Problem to solve:
Lines from the one containing "Convert this chart to Apache ECharts code." to the one containing "const deepRate = [0.0229, 0.0076, 0.0016, 0];", both lines included, are to be extracted exactly from the data below; pictures are excluded.

== == ==

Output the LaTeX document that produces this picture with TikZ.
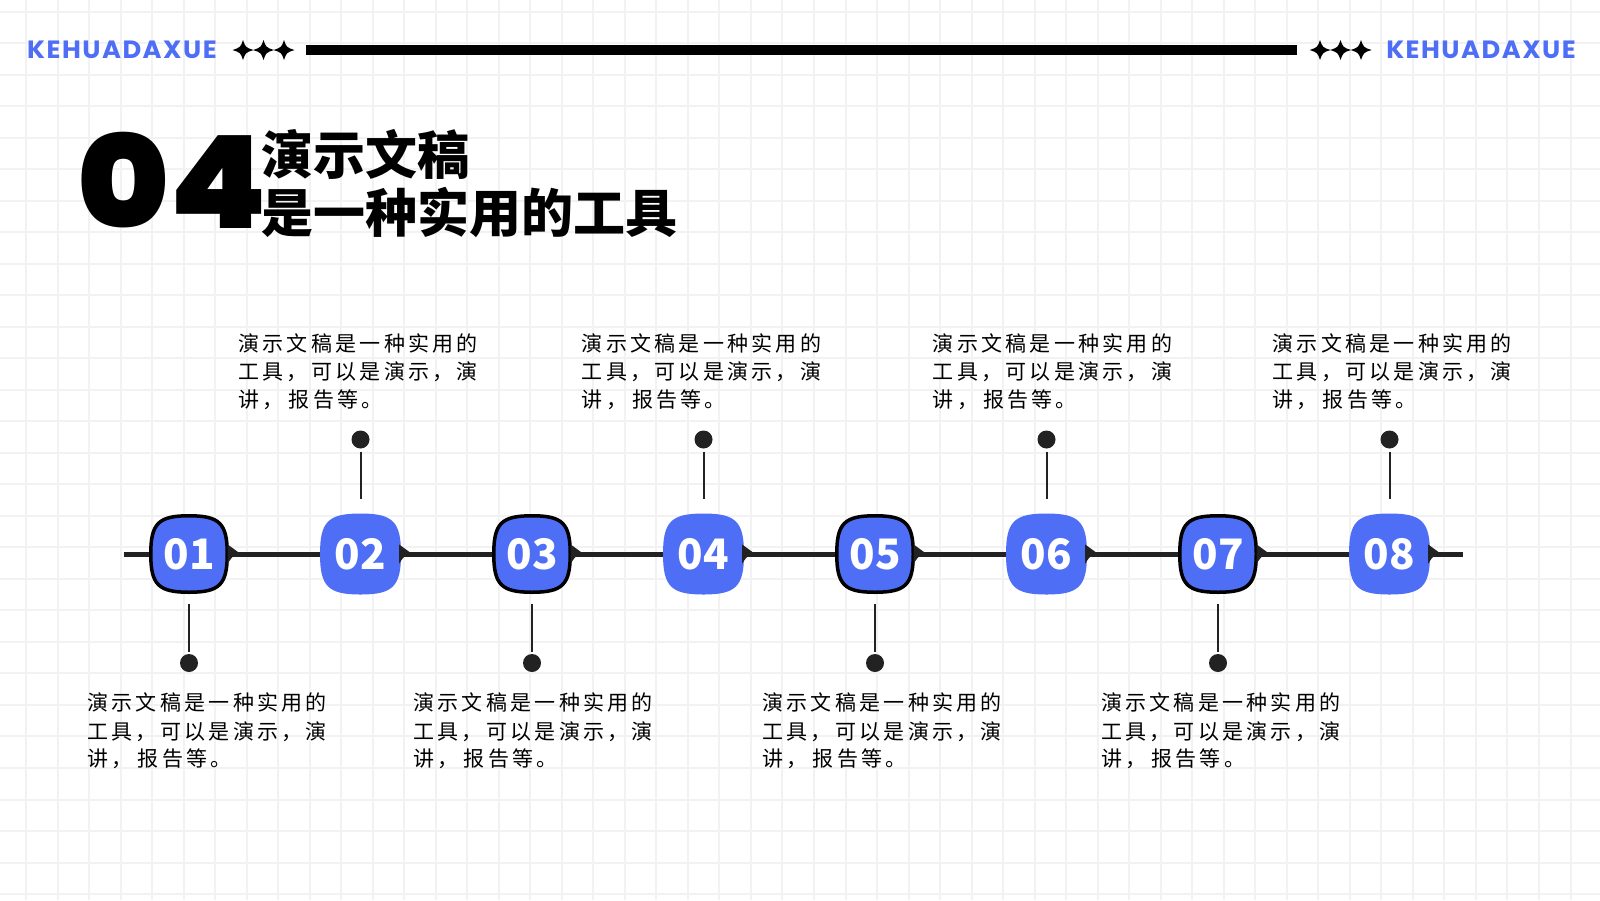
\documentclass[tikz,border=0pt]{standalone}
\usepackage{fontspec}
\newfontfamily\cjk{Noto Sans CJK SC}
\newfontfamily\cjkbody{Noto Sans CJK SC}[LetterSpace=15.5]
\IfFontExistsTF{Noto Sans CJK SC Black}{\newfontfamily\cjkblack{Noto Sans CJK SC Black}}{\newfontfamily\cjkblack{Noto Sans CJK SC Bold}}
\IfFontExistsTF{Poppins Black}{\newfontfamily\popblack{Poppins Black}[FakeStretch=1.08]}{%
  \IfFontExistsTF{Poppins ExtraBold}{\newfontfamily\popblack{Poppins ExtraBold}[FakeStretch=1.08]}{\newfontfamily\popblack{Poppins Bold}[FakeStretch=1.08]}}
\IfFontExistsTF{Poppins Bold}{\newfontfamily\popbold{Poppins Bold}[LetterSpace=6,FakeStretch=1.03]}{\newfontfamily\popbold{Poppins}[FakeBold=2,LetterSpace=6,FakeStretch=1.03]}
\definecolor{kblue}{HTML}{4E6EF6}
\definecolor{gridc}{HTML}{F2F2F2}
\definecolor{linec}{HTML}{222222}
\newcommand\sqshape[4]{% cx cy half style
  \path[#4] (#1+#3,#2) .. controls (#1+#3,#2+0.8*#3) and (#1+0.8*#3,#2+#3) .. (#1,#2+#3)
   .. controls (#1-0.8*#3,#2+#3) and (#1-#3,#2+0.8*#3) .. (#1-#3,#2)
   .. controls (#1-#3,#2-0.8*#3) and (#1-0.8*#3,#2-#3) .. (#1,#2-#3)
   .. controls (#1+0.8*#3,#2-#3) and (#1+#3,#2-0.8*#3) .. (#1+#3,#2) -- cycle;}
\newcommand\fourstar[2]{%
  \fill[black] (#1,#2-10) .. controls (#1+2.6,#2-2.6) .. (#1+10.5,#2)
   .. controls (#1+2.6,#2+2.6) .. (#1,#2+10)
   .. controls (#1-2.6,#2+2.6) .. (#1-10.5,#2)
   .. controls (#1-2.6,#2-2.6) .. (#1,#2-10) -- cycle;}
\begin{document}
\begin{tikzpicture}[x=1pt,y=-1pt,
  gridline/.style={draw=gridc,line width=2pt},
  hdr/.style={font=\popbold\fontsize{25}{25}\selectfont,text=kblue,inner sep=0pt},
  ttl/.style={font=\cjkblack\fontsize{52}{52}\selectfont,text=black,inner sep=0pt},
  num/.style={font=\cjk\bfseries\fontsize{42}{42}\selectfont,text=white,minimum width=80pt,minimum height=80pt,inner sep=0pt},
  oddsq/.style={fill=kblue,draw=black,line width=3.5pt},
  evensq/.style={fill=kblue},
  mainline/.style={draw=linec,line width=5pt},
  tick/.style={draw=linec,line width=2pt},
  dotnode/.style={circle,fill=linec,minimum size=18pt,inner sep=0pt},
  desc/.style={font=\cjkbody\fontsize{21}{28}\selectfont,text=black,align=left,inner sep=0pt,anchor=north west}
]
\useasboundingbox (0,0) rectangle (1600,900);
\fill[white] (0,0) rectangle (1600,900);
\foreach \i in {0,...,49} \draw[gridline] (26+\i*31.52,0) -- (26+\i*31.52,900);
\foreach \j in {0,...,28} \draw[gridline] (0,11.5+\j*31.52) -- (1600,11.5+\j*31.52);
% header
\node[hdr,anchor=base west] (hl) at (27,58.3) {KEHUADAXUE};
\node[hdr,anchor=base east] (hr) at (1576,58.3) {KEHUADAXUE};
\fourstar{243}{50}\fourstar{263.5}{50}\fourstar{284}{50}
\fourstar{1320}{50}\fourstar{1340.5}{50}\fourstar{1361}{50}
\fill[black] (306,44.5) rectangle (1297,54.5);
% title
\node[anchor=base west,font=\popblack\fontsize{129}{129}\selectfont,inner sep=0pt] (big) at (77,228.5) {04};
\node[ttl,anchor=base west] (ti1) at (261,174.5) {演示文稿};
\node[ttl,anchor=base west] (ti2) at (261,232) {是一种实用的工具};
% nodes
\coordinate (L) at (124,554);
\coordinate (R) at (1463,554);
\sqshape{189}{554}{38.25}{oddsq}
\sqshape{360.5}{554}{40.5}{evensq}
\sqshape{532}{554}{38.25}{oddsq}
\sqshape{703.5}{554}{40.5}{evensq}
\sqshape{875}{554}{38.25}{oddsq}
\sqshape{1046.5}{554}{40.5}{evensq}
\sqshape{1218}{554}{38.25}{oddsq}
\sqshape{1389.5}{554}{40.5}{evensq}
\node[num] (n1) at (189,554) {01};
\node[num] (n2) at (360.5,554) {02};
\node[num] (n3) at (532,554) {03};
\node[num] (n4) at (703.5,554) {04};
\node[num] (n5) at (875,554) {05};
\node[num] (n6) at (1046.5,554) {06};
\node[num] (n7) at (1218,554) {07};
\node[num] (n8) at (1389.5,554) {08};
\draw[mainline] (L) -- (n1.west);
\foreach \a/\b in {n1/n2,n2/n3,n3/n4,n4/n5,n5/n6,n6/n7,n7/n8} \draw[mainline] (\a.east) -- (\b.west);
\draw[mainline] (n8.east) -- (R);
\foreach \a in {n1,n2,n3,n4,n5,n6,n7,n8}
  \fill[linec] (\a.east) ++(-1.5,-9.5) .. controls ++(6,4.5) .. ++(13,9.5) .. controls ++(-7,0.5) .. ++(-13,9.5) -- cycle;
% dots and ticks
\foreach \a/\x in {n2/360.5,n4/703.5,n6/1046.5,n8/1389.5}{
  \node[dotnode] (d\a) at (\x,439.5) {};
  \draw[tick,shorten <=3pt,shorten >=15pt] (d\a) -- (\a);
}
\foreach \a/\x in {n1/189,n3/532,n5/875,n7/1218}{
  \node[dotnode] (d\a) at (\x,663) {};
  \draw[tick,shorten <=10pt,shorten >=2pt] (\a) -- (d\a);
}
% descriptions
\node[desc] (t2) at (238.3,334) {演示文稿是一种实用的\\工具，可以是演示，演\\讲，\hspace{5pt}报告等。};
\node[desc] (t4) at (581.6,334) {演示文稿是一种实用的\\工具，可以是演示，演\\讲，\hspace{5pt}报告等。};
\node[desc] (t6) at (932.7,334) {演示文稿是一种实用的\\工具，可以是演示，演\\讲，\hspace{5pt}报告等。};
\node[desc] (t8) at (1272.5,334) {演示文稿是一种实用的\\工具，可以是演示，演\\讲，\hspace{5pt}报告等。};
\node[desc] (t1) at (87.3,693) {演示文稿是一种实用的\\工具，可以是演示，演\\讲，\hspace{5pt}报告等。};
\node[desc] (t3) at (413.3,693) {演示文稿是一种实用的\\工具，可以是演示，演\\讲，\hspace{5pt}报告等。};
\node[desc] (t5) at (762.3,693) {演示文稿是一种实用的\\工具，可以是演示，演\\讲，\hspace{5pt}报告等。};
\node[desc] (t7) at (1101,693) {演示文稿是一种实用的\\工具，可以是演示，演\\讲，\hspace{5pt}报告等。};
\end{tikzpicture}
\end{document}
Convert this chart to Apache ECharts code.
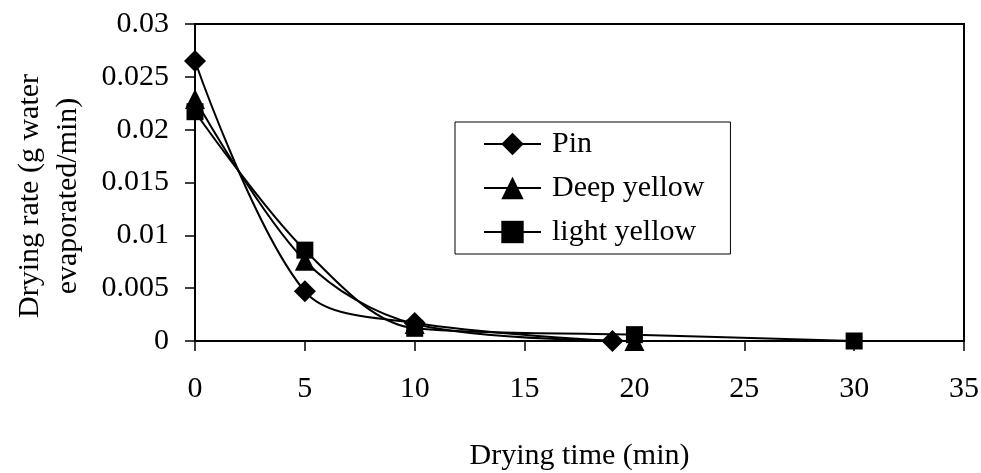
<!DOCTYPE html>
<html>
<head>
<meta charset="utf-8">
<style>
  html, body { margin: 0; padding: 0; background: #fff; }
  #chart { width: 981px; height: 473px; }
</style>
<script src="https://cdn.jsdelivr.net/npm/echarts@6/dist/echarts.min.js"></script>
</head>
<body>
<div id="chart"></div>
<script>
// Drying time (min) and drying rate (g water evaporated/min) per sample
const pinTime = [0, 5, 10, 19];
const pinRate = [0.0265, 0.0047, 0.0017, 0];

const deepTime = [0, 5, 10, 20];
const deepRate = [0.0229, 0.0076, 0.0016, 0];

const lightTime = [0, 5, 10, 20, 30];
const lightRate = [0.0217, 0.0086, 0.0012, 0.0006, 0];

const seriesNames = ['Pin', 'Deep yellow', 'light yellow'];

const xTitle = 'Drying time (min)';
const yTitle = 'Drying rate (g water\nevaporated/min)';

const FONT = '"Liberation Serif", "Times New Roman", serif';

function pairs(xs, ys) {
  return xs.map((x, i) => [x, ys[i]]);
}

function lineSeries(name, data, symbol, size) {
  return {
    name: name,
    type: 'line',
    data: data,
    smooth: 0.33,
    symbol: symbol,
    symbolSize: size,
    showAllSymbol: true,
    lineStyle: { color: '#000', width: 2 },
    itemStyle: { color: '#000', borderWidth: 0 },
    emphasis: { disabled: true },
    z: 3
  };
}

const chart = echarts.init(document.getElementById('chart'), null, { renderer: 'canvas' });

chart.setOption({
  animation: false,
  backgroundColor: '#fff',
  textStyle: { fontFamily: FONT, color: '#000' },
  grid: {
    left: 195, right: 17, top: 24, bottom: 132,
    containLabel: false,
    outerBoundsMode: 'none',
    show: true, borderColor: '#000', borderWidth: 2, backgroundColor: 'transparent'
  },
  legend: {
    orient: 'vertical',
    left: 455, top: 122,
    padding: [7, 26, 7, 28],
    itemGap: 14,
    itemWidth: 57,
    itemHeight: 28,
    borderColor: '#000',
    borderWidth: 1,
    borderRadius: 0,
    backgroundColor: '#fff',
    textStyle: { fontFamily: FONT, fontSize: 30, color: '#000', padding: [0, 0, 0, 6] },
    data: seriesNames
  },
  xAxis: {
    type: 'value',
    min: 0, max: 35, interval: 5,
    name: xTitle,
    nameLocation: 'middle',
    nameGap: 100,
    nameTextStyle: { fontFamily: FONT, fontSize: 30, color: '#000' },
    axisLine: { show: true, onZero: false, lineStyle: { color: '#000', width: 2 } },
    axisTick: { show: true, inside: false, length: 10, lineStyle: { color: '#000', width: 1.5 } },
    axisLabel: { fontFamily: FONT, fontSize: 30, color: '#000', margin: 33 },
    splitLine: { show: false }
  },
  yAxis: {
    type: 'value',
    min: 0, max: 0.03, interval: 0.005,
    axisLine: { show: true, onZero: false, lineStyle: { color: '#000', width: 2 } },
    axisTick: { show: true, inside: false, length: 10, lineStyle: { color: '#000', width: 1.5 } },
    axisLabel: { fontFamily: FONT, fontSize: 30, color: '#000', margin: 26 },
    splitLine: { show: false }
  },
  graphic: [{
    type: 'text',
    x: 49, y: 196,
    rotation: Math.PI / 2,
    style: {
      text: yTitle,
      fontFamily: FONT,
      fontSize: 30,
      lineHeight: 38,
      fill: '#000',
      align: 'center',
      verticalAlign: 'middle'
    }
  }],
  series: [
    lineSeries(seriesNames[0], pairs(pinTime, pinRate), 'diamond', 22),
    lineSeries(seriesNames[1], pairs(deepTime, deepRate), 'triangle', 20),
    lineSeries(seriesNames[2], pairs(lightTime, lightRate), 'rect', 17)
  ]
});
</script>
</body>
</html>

== == ==

Exercise result:
Convert this chart to Apache ECharts code.
<!DOCTYPE html>
<html>
<head>
<meta charset="utf-8">
<style>
  html, body { margin: 0; padding: 0; background: #fff; }
  #chart { width: 981px; height: 473px; }
</style>
<script src="https://cdn.jsdelivr.net/npm/echarts@6/dist/echarts.min.js"></script>
</head>
<body>
<div id="chart"></div>
<script>
// Drying time (min) and drying rate (g water evaporated/min) per sample
const pinTime = [0, 5, 10, 19];
const pinRate = [0.0265, 0.0047, 0.0017, 0];

const deepTime = [0, 5, 10, 20];
const deepRate = [0.0229, 0.0076, 0.0016, 0];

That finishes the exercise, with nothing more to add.